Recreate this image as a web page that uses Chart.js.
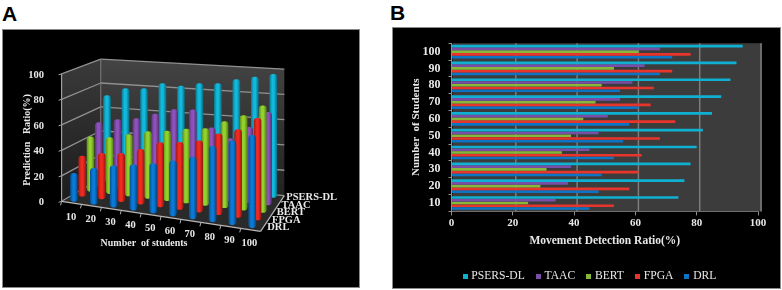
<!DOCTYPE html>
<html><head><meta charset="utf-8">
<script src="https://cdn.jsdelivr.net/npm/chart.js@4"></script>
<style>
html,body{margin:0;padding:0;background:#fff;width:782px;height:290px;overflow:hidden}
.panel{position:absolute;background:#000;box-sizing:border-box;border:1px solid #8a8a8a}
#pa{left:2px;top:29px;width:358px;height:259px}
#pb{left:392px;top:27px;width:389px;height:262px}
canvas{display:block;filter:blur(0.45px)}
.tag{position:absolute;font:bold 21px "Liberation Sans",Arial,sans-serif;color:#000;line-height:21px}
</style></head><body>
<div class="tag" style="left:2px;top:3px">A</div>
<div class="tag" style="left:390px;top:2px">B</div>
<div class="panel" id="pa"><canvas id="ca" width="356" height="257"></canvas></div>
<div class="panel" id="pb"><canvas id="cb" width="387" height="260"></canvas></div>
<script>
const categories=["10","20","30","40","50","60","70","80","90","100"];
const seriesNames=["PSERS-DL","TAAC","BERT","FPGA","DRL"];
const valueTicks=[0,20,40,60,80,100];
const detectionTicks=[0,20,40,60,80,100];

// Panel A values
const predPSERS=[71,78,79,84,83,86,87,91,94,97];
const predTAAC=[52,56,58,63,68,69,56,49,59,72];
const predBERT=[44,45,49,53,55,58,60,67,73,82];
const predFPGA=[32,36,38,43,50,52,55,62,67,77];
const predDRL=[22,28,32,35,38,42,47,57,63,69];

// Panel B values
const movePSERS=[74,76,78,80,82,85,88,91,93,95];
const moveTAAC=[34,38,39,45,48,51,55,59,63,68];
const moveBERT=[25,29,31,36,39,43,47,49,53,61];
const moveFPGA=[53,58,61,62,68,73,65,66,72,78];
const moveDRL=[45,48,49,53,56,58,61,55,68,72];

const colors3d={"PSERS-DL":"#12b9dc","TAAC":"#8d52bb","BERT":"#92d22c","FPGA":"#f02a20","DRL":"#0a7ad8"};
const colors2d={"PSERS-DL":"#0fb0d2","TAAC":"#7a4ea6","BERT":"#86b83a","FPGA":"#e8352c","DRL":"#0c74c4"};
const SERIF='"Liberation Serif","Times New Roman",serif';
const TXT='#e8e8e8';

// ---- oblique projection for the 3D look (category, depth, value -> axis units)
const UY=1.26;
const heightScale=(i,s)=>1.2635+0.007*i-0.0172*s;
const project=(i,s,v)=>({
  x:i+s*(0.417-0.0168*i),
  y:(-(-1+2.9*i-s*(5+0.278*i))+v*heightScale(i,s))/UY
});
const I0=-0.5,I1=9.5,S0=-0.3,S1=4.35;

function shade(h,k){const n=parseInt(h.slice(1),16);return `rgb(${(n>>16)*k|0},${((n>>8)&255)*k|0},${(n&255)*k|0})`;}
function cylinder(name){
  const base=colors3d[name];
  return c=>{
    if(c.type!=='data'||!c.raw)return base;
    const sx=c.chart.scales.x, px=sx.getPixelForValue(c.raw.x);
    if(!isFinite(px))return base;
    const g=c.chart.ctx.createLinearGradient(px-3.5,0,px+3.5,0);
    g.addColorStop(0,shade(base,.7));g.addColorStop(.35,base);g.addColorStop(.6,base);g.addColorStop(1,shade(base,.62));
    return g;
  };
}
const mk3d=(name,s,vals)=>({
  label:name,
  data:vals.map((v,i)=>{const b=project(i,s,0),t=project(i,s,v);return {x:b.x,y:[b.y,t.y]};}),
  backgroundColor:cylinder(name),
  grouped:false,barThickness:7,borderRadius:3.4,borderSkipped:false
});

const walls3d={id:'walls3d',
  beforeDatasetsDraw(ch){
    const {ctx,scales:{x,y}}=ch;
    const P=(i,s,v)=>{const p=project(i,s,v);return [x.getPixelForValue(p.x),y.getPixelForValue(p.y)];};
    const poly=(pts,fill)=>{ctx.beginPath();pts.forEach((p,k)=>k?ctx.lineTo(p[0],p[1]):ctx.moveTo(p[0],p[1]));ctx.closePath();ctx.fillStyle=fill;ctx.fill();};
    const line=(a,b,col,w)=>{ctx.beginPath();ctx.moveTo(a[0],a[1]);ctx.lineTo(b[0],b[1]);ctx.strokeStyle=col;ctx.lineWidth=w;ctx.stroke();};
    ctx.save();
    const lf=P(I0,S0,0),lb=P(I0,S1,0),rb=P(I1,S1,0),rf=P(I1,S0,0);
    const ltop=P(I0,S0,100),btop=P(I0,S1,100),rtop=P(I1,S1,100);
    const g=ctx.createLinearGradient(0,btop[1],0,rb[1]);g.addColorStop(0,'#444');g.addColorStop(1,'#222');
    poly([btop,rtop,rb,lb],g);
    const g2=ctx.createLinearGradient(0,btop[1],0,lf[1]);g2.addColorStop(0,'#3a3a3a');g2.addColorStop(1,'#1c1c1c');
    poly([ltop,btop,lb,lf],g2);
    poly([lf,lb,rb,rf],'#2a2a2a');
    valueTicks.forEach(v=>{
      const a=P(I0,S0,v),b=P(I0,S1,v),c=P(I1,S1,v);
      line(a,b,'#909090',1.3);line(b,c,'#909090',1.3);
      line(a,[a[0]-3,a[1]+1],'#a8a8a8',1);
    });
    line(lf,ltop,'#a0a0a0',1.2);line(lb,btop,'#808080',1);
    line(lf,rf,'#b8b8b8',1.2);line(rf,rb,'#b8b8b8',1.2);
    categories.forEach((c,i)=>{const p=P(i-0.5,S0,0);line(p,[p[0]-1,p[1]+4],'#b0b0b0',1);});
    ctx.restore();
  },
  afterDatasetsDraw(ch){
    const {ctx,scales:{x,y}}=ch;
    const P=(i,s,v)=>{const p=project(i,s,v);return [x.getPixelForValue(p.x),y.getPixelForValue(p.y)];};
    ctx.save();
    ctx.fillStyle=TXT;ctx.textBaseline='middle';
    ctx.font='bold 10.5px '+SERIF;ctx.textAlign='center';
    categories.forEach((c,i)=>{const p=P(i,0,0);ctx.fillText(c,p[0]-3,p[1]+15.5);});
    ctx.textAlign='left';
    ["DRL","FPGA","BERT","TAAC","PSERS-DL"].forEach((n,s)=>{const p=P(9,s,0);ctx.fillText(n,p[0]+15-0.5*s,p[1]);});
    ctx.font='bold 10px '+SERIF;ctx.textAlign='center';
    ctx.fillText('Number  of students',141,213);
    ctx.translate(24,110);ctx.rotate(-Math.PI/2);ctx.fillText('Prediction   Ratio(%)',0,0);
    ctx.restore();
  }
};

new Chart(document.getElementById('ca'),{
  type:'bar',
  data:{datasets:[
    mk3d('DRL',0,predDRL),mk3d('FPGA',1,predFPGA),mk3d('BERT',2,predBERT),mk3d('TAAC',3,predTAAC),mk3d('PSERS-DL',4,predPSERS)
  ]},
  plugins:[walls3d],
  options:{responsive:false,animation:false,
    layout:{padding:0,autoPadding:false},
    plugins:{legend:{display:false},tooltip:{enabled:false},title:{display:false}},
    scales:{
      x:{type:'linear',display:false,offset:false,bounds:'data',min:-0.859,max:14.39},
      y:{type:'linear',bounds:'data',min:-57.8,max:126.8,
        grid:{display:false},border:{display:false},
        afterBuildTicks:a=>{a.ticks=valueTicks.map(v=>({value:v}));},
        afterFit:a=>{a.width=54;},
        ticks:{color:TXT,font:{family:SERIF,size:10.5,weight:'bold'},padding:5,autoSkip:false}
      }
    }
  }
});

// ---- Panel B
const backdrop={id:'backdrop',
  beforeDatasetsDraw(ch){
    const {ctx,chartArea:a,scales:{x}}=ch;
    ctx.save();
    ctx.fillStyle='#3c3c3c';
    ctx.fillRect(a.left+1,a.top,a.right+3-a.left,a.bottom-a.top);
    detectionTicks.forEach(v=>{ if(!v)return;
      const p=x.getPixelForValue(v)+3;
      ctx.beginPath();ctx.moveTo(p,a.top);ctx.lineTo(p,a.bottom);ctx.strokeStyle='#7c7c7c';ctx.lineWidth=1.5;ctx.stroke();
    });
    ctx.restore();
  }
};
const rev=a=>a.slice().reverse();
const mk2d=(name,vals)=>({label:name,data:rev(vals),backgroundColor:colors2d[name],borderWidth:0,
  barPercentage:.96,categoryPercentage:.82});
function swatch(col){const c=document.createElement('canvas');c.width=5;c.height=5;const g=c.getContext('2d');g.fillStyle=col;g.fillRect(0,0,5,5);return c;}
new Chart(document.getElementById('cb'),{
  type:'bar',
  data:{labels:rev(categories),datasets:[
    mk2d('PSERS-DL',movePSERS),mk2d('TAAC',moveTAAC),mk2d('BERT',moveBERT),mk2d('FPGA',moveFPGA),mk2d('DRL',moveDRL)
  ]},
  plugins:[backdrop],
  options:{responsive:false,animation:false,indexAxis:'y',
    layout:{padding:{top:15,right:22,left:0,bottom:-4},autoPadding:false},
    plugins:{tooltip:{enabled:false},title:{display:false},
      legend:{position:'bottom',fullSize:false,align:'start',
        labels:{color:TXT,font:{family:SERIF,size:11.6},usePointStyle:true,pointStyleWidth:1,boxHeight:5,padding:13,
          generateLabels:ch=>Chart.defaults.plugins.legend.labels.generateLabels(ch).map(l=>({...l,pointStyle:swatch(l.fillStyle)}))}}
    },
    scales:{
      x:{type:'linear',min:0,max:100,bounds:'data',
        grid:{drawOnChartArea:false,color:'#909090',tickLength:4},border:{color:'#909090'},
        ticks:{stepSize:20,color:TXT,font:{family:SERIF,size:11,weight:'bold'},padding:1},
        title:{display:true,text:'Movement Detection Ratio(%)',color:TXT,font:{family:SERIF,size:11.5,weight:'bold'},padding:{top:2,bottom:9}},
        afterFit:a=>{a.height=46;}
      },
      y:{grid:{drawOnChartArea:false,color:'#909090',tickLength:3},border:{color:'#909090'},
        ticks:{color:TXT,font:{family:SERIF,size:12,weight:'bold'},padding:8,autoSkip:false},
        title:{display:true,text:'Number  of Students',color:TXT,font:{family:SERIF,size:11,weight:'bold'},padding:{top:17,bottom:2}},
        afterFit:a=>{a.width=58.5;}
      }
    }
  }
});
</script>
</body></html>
★ ★ ★ ★
* _What the task asks_
Repeat, word for word and with no pictures, only the lines running from the beginning of the data to the line that contains "const predDRL=[22,28,32,35,38,42,47,57,63,69];".

* _Response to this task_
Recreate this image as a web page that uses Chart.js.
<!DOCTYPE html>
<html><head><meta charset="utf-8">
<script src="https://cdn.jsdelivr.net/npm/chart.js@4"></script>
<style>
html,body{margin:0;padding:0;background:#fff;width:782px;height:290px;overflow:hidden}
.panel{position:absolute;background:#000;box-sizing:border-box;border:1px solid #8a8a8a}
#pa{left:2px;top:29px;width:358px;height:259px}
#pb{left:392px;top:27px;width:389px;height:262px}
canvas{display:block;filter:blur(0.45px)}
.tag{position:absolute;font:bold 21px "Liberation Sans",Arial,sans-serif;color:#000;line-height:21px}
</style></head><body>
<div class="tag" style="left:2px;top:3px">A</div>
<div class="tag" style="left:390px;top:2px">B</div>
<div class="panel" id="pa"><canvas id="ca" width="356" height="257"></canvas></div>
<div class="panel" id="pb"><canvas id="cb" width="387" height="260"></canvas></div>
<script>
const categories=["10","20","30","40","50","60","70","80","90","100"];
const seriesNames=["PSERS-DL","TAAC","BERT","FPGA","DRL"];
const valueTicks=[0,20,40,60,80,100];
const detectionTicks=[0,20,40,60,80,100];

// Panel A values
const predPSERS=[71,78,79,84,83,86,87,91,94,97];
const predTAAC=[52,56,58,63,68,69,56,49,59,72];
const predBERT=[44,45,49,53,55,58,60,67,73,82];
const predFPGA=[32,36,38,43,50,52,55,62,67,77];
const predDRL=[22,28,32,35,38,42,47,57,63,69];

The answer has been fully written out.